Volunteer staff at Olym-pics test events spoke excellent English and sometimes struck up conversations just to improve their skills (or show off). But outside the Olympic venues and large hotels, communication in languages other than Russian is likely to be difficult. The Games’ organizing committee recommends that mobile-device users download a translation app.
The Cyrillic alphabet isn’t as hard as it may look, and spending a couple of hours to master it brings sizeable rewards. Russian has many loanwords from English, French and German, so being able to sound out words can make the place pop into better focus. For example, knowing that “teatp” is pronounced “teater,” it’s a reasonable and correct guess that it means “theater.” Note that bars advertising “xayc” are offering “house” music and not a homey atmosphere.
HOW’S THE WEATHER?
Rain, snow, sun, fog, warmish, cold – a few days at the Olympics likely will include them all. On the coast, where the ice sports and opening and closing ceremonies take place, daytime temperatures should be around 50 degrees and freezing is unlikely. In the mountains, temperatures generally don’t get severely cold; at the lower elevations, where ski-jumping and sliding sports take place, the prospect of rain and above-freezing temperatures is a concern.
WHAT’S FOR DINNER?
Russian cooking can be hard on the waistline but good for the taste buds. Even nominally low-calorie soups such as the beet-based borscht boost their count when a typical large dollop of sour cream is added. Pelmeni, dumplings filled with minced meat or vegetables, meet almost everyone’s taste. Entrees often come without additional items, so potatoes and other vegetables must be ordered separately. Russia has a wine industry of sorts, but refined palates may find it disappointing. Vodka, seen as both Russia’s treasure and its curse, is often ordered by the gram, with 100 grams (3.5 ounces) the standard to get the night started.

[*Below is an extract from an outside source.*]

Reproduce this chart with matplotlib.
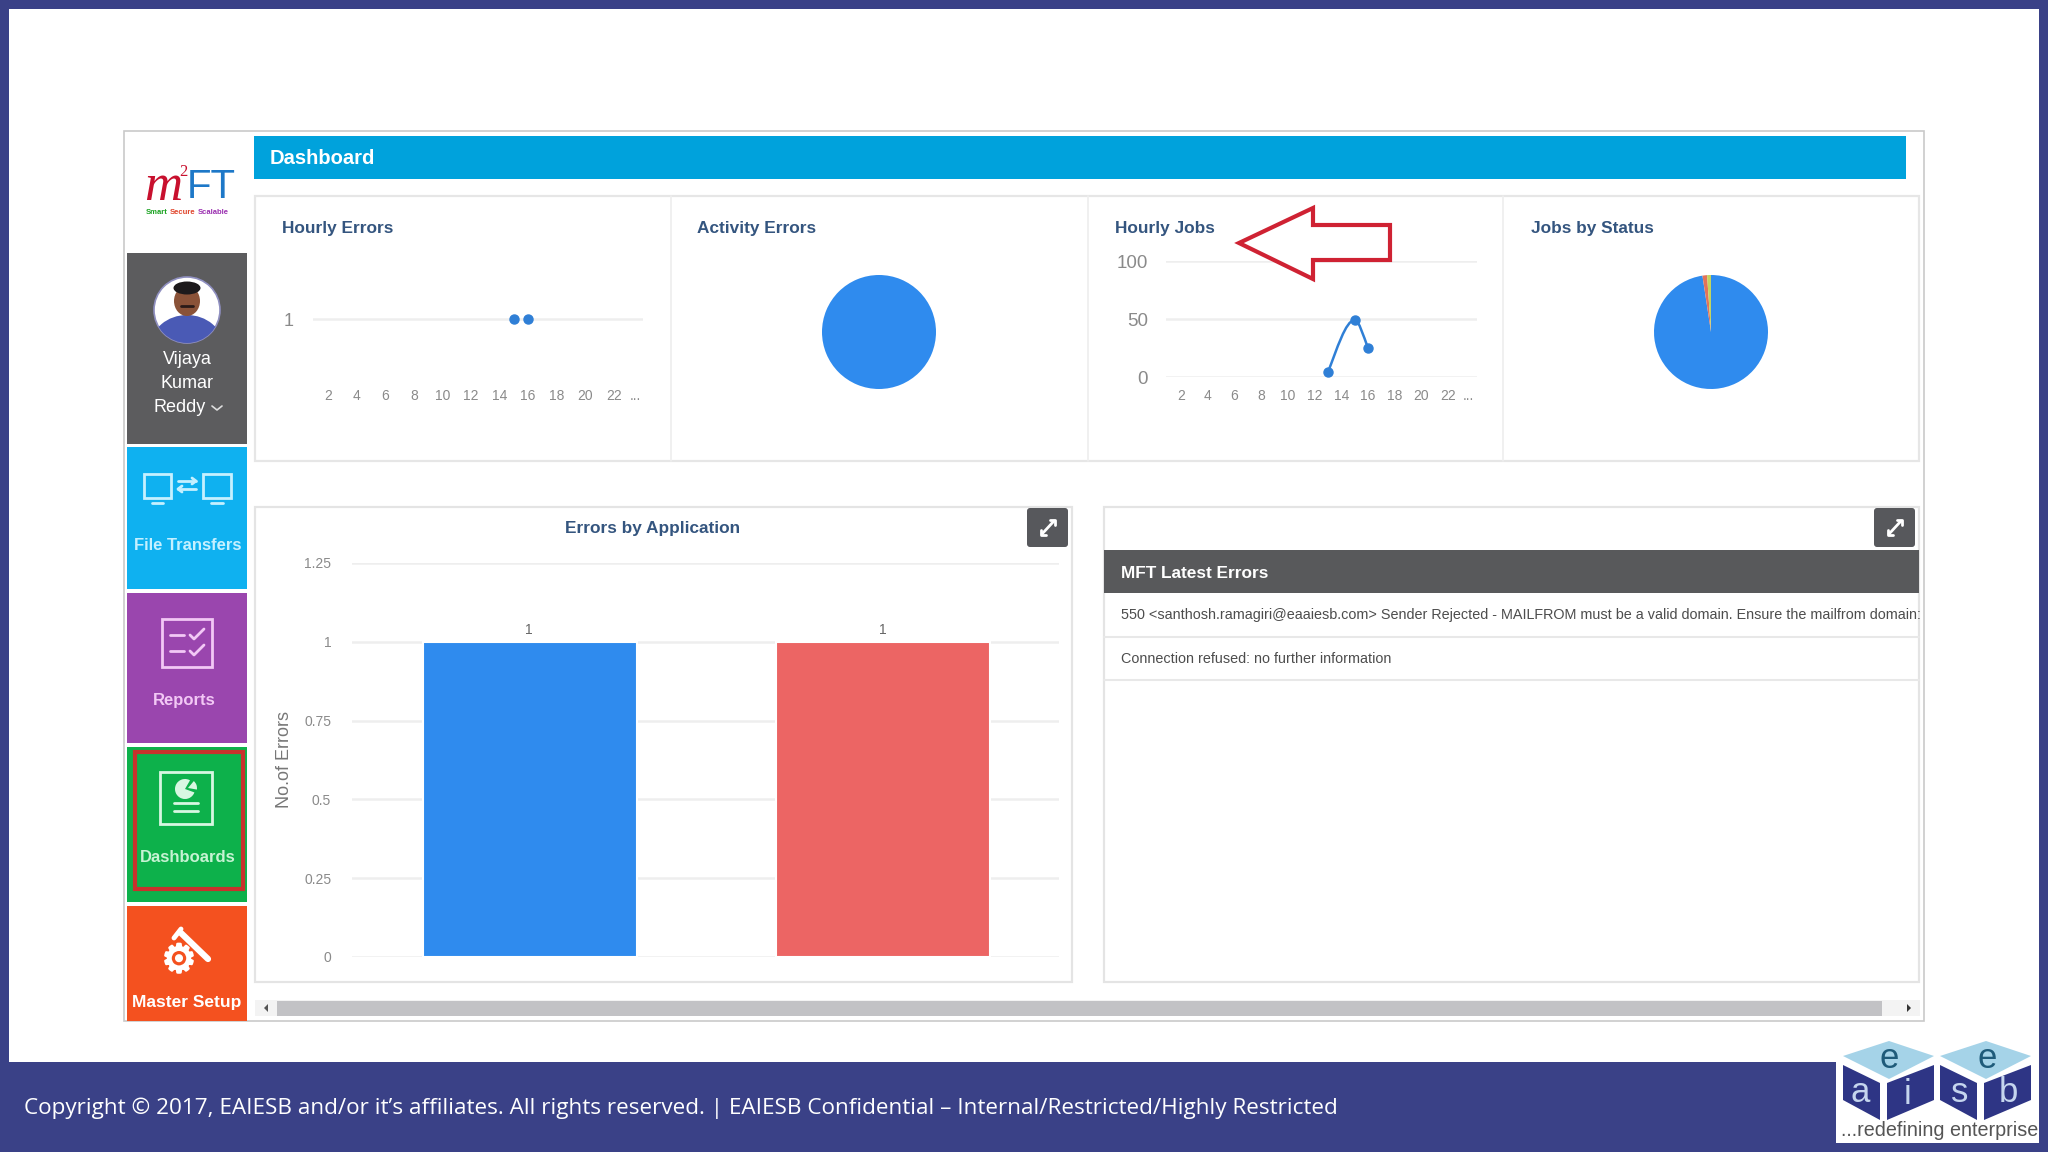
#!/usr/bin/env python3
import matplotlib
matplotlib.use("Agg")
import matplotlib.patheffects as pe
import matplotlib.pyplot as plt
from matplotlib.patches import Circle, Ellipse, FancyBboxPatch, PathPatch, Polygon, Rectangle, Wedge
from matplotlib.path import Path

W, H = 2048, 1152

plt.rcParams["font.family"] = ["Liberation Sans", "DejaVu Sans"]

NAVY = "#3a4187"
BLUE = "#2f8bee"
RED = "#ec6564"
GRID = "#eeeeee"
TICK = "#8a8a8a"
TITLE = "#34557f"

# chart data
hour_ticks = [2, 4, 6, 8, 10, 12, 14, 16, 18, 20, 22, 23.5]
hour_labels = ["2", "4", "6", "8", "10", "12", "14", "16", "18", "20", "22", "..."]
error_hours = [15, 16]
error_counts = [1, 1]
job_hours = [13, 15, 16]
job_counts = [4, 49, 25]
job_yticks = [0, 50, 100]
activity_values = [100]
status_values = [97.6, 1.3, 1.1]
status_colors = [BLUE, "#e2735a", "#c3d45e"]
apps = [0, 1]
app_errors = [1, 1]
app_colors = [BLUE, RED]
bar_yticks = [0, 0.25, 0.5, 0.75, 1, 1.25]
bar_ylabels = ["0", "0.25", "0.5", "0.75", "1", "1.25"]
latest_errors = [
    "550 <santhosh.ramagiri@eaaiesb.com> Sender Rejected - MAILFROM must be a valid domain. Ensure the mailfrom domain:",
    "Connection refused: no further information",
]
footer_text = ("Copyright © 2017, EAIESB and/or it’s affiliates. All rights reserved. | "
               "EAIESB Confidential – Internal/Restricted/Highly Restricted")


def px_axes(x0, y0, x1, y1):
    ax = fig.add_axes([x0 / W, 1 - y1 / H, (x1 - x0) / W, (y1 - y0) / H])
    ax.patch.set_alpha(0)
    return ax


def rect(x0, y0, x1, y1, color, **kw):
    bg.add_patch(Rectangle((x0, y0), x1 - x0, y1 - y0, facecolor=color, edgecolor="none", **kw))


def outline(x0, y0, x1, y1, color, lw=1.0):
    bg.add_patch(Rectangle((x0, y0), x1 - x0, y1 - y0, facecolor="none", edgecolor=color, linewidth=lw))


def line(xs, ys, color, lw=1.5):
    bg.plot(xs, ys, color=color, lw=lw, solid_capstyle="round")


def smooth_path(xs, ys):
    # bezier through the points, flat tangent at a local peak
    slopes = []
    for i in range(len(xs)):
        if i == 0:
            slopes.append((ys[1] - ys[0]) / (xs[1] - xs[0]) * 1.3)
        elif i == len(xs) - 1:
            slopes.append((ys[i] - ys[i - 1]) / (xs[i] - xs[i - 1]) * 1.3)
        else:
            slopes.append(0.0)
    verts = [(xs[0], ys[0])]
    codes = [Path.MOVETO]
    for i in range(len(xs) - 1):
        dx = (xs[i + 1] - xs[i]) / 3
        verts += [(xs[i] + dx, ys[i] + slopes[i] * dx),
                  (xs[i + 1] - dx, ys[i + 1] - slopes[i + 1] * dx),
                  (xs[i + 1], ys[i + 1])]
        codes += [Path.CURVE4] * 3
    return Path(verts, codes)


def hour_chart(ax, xlim, ylim, yticks, ylabels, ysize, ypad):
    ax.set_xlim(*xlim)
    ax.set_ylim(*ylim)
    ax.set_xticks(hour_ticks, hour_labels)
    ax.set_yticks(yticks, ylabels)
    ax.tick_params(axis="x", length=0, pad=9, labelsize=10, labelcolor=TICK)
    ax.tick_params(axis="y", length=0, pad=ypad, labelsize=ysize, labelcolor=TICK)
    ax.grid(True, axis="y", color=GRID, lw=1.8)
    ax.set_axisbelow(True)
    for s in ax.spines.values():
        s.set_visible(False)


fig = plt.figure(figsize=(W / 100, H / 100), dpi=100, facecolor="white")
bg = fig.add_axes([0, 0, 1, 1])
bg.set_xlim(0, W)
bg.set_ylim(H, 0)
bg.axis("off")

# slide frame and footer
rect(0, 0, W, 9, NAVY)
rect(0, 0, 9, H, NAVY)
rect(2039, 0, W, H, NAVY)
rect(0, 1062, W, H, NAVY)
bg.text(24, 1108, footer_text, color="white", fontsize=16.2, family="Open Sans", va="center")

# app window
outline(124, 131, 1924, 1021, "#c9c9c9", 1.2)
rect(254, 136, 1906, 179, "#00a2dc")
bg.text(270, 158.5, "Dashboard", color="white", fontsize=14.5, fontweight="bold", va="center")

# top cards
outline(255, 196, 1919, 461, "#e6e6e6", 1.6)
for x in [671, 1088, 1503]:
    line([x, x], [196, 461], "#eeeeee", 1.2)
for x, t in zip([282, 697, 1115, 1531], ["Hourly Errors", "Activity Errors", "Hourly Jobs", "Jobs by Status"]):
    bg.text(x, 229, t, color=TITLE, fontsize=12.4, fontweight="bold", va="center")

# sidebar
tiles = [(253, 444, "#5c5c5e"), (447, 589, "#0fb1f0"), (593, 743, "#9a46ae"),
         (747, 902, "#0db14b"), (906, 1021, "#f4511f")]
for y0, y1, c in tiles:
    rect(127, y0, 247, y1, c)
outline(135, 752, 243, 889, "#c8322c", 3)
sidebar_names = [("Vijaya", 360, "white"), ("Kumar", 384, "white"), ("Reddy", 408, "white")]
for t, y, c in sidebar_names:
    bg.text(187 if t != "Reddy" else 180, y, t, color=c, fontsize=13, ha="center", va="center")
line([212, 217, 222], [406, 410, 406], "#dddddd", 1.2)
bg.text(187.5, 546, "File Transfers", color="#c5f0ff", fontsize=12, fontweight="bold", ha="center", va="center")
bg.text(184, 701, "Reports", color="#f2c8f5", fontsize=12, fontweight="bold", ha="center", va="center")
bg.text(188, 858, "Dashboards", color="#c6f3d3", fontsize=12, fontweight="bold", ha="center", va="center")
bg.text(187, 1003, "Master Setup", color="white", fontsize=12.5, fontweight="bold", ha="center", va="center")

# avatar
avatar = Circle((187, 310), 33, facecolor="white", edgecolor="#8f8fc0", lw=1.2)
bg.add_patch(avatar)
shirt = Ellipse((187, 346), 72, 62, facecolor="#4a5ab5", edgecolor="none")
bg.add_patch(shirt)
shirt.set_clip_path(avatar)
bg.add_patch(Ellipse((187, 301), 26, 30, facecolor="#8a5238", edgecolor="none"))
bg.add_patch(Ellipse((187, 288), 27, 13, facecolor="#1d1a1c", edgecolor="none"))
line([181, 193], [306, 306], "#2a1a18", 2)

# sidebar icons
ICON_F = "#c5f0ff"
for x0, x1 in [(144, 171), (203, 231)]:
    outline(x0, 474, x1, 498, ICON_F, 2)
    line([x0 + 8, x1 - 8], [503, 503], ICON_F, 2)
line([178, 196], [481, 481], ICON_F, 2)
line([192, 196, 192], [478, 481, 484], ICON_F, 2)
line([178, 196], [489, 489], ICON_F, 2)
line([182, 178, 182], [486, 489, 492], ICON_F, 2)

ICON_R = "#f2c8f5"
outline(162, 619, 212, 667, ICON_R, 2)
for y in [635, 651]:
    line([170, 184], [y, y], ICON_R, 2)
    line([190, 194, 204], [y, y + 4, y - 6], ICON_R, 2)

ICON_D = "#d8f7e2"
outline(160, 772, 212, 824, ICON_D, 2)
bg.add_patch(Wedge((185, 789), 10, 20, 300, facecolor=ICON_D, edgecolor="none"))
bg.add_patch(Wedge((188, 788), 9, 310, 10, facecolor=ICON_D, edgecolor="none"))
for y, xa, xb in [(803, 174, 198), (811, 174, 198)]:
    line([xa, xb], [y, y], ICON_D, 2)

bg.text(179, 961, "⚙", color="white", fontsize=28, family="DejaVu Sans", ha="center", va="center",
        path_effects=[pe.withStroke(linewidth=1.6, foreground="white")])
line([181, 208], [933, 959], "white", 4.5)
line([174, 181], [938, 929], "white", 3.5)

# logo
bg.text(144, 187, "m", color="#c8102e", fontsize=38, family="Liberation Serif", style="italic", va="center")
bg.text(179, 172, "2", color="#c8102e", fontsize=12, family="Liberation Serif", va="center")
bg.text(187, 187, "FT", color="#1d78c8", fontsize=29, va="center")
logo_tag = [("Smart", 146, "#1aa321"), ("Secure", 170, "#e0442a"), ("Scalable", 198, "#9a2fb0")]
for t, x, c in logo_tag:
    bg.text(x, 212, t, color=c, fontsize=5.5, fontweight="bold", va="center")

# bottom cards
outline(255, 507, 1072, 982, "#e4e4e4", 1.6)
outline(1104, 507, 1919, 982, "#e4e4e4", 1.6)
for x0 in [1027, 1874]:
    bg.add_patch(FancyBboxPatch((x0 + 3, 511), 35, 33, boxstyle="round,pad=3", facecolor="#57585c", edgecolor="none"))
    line([x0 + 15, x0 + 27], [534, 521], "white", 2)
    line([x0 + 23, x0 + 28, x0 + 28], [520, 520, 525], "white", 2)
    line([x0 + 14, x0 + 14, x0 + 19], [530, 535, 535], "white", 2)
bg.text(653, 528.5, "Errors by Application", color=TITLE, fontsize=12.4, fontweight="bold", ha="center", va="center")

# latest errors table
rect(1104, 550, 1919, 593, "#58595b")
bg.text(1121, 573.5, "MFT Latest Errors", color="white", fontsize=12.4, fontweight="bold", va="center")
clip = Rectangle((1104, 594), 815, 100, transform=bg.transData)
for y, t in zip([615, 659], latest_errors):
    txt = bg.text(1121, y, t, color="#4d4d4d", fontsize=10.35, va="center")
    txt.set_clip_path(clip)
for y in [637, 680]:
    line([1104, 1919], [y, y], "#e8e8e8", 1.5)

# scrollbar
rect(255, 1000, 1920, 1016, "#f3f3f3")
rect(277, 1001, 1882, 1016, "#c2c2c5")
bg.add_patch(Polygon([(264, 1008), (268, 1004), (268, 1012)], facecolor="#555555"))
bg.add_patch(Polygon([(1911, 1008), (1907, 1004), (1907, 1012)], facecolor="#333333"))

# eaisb logo
rect(1836, 1042, 2039, 1143, "white")
for dx in [0, 97]:
    top = [(1843 + dx, 1056), (1889 + dx, 1041), (1934 + dx, 1056), (1889 + dx, 1079)]
    left = [(1843 + dx, 1065), (1880 + dx, 1083), (1880 + dx, 1120), (1843 + dx, 1100)]
    right = [(1887 + dx, 1083), (1934 + dx, 1065), (1934 + dx, 1100), (1887 + dx, 1120)]
    bg.add_patch(Polygon(top, facecolor="#a5d3e8", edgecolor="none"))
    bg.add_patch(Polygon(left, facecolor="#2e3585", edgecolor="none"))
    bg.add_patch(Polygon(right, facecolor="#2e3585", edgecolor="none"))
for t, x, y, c in [("e", 1889, 1059, "#1f5b7a"), ("e", 1987, 1059, "#1f5b7a"),
                   ("a", 1860, 1092, "#c5d5ee"), ("i", 1908, 1094, "#c5d5ee"),
                   ("s", 1960, 1092, "#c5d5ee"), ("b", 2008, 1092, "#c5d5ee")]:
    bg.text(x, y, t, color=c, fontsize=25, ha="center", va="center")
bg.text(2038, 1131, "...redefining enterprise", color="#555555", fontsize=14.2, ha="right", va="center")

# hourly errors
ax = px_axes(313, 261, 643, 377)
hour_chart(ax, (0.951, 24.03), (0, 2), [1], ["1"], 13, 14)
ax.plot(error_hours, error_counts, "o", color="#2f7fd6", ms=6.5, clip_on=False)

# hourly jobs
ax = px_axes(1166, 261, 1477, 377)
hour_chart(ax, (0.876, 24.17), (0, 100), job_yticks, [str(v) for v in job_yticks], 13.5, 13)
ax.add_patch(PathPatch(smooth_path(job_hours, job_counts), facecolor="none", edgecolor="#2f7fd6", lw=1.8))
ax.plot(job_hours, job_counts, "o", color="#2f7fd6", ms=6.5, clip_on=False)

# pies
ax = px_axes(822, 275, 936, 389)
ax.pie(activity_values, colors=[BLUE], radius=1, startangle=90)
ax.set_xlim(-1, 1)
ax.set_ylim(-1, 1)

ax = px_axes(1654, 275, 1768, 389)
ax.pie(status_values, colors=status_colors, radius=1, startangle=90, counterclock=False)
ax.set_xlim(-1, 1)
ax.set_ylim(-1, 1)

# errors by application
ax = px_axes(352, 563, 1059, 957)
ax.bar(apps, app_errors, width=0.605, color=app_colors, edgecolor="white", linewidth=1.5, zorder=3)
for x, v in zip(apps, app_errors):
    ax.text(x - 0.002, v + 0.037, str(v), color="#666666", fontsize=10, ha="center", va="center")
ax.set_xlim(-0.503, 1.497)
ax.set_ylim(0, 1.25)
ax.set_xticks([])
ax.set_yticks(bar_yticks, bar_ylabels)
ax.tick_params(axis="y", length=0, pad=15, labelsize=10, labelcolor=TICK)
ax.grid(True, axis="y", color=GRID, lw=1.8)
ax.set_axisbelow(True)
for s in ax.spines.values():
    s.set_visible(False)
ax.set_ylabel("No.of Errors", color="#777777", fontsize=13)
ax.yaxis.set_label_coords(-0.083, 0.5)

# red arrow, drawn over the chart
over = px_axes(0, 0, W, H)
over.set_xlim(0, W)
over.set_ylim(H, 0)
over.axis("off")
arrow_pts = [(1239, 243), (1313, 208), (1313, 225), (1390, 225), (1390, 260), (1313, 260), (1313, 279)]
over.add_patch(Polygon(arrow_pts, closed=True, facecolor="white", edgecolor="#cf2233", lw=3, joinstyle="miter"))

fig.savefig("out.png", dpi=100)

Sochi also is a good place to sample the food of nearby Georgia, including the renowned cheese-filled hot bread called khachapuri and tsatsivi, chicken in walnut sauce, and the plum-based soup kharcho.
WHAT CAN I DO BESIDES WATCH SPORTS?
Downtown Sochi and Adler have long and appealing seaside promenades, complete with tacky souvenir stands, lively bars and restaurants. Sochi also has an attractive passenger harbor, whose spired terminal is one of the city’s standout buildings, and an art museum.
The most idiosyncratic attraction may be Sochi’s extensive mountainside botanical garden, the Dendrarium, with an unusual array of plants showing the variable climate.
Sochi has long been a choice destination of Russia’s political elite. Joseph Stalin’s summer residence in Zeleni Mys even features a wax mannequin of the dictator at his desk.
A swim in the Black Sea might make an unusual Winter Olympics memory. The beaches are stony and the water temperature will be around 50 degrees; concerns have been raised about pollution in the sea around Dagomys, north of downtown Sochi. Although most of Sochi’s sports facilities will be devoted to the games, the Gornaya Karusel ski area expects to have some slopes open to the public, organizers say.
A classic Russian way to while away an afternoon is a trip to the banya – like a sauna but somewhat steamier. If your hotel doesn’t have one, it can likely recommend a good one nearby. A proper trip to the banya involves several hours of repeatedly heating up and cooling down, along with snacking and having a few drinks.
Local tourist agencies offer other excursions. These include day trips to the separatist Georgian region of Abkhazia, but visitors will need a double-entry Russian visa to get back into Sochi, and travel to the rest of Georgia is forbidden to those who come to Abkhazia from the Russian side.
WHAT ABOUT THE REST OF RUSSIA?
A trip to Sochi can be a jumping-off point for exploring other parts of Russia, notably Moscow and St. Petersburg. Unless there’s time to spare or the spirit of adventure overtakes you, the train isn’t a good option. The fastest train from Sochi to Moscow takes a full 24 hours; St. Petersburg is another half-day beyond.
February is the most severe of the winter months in Moscow and St. Petersburg and visitors to these cities should be prepared for temperatures colder than anything they’re likely to experience even in the mountains of Sochi.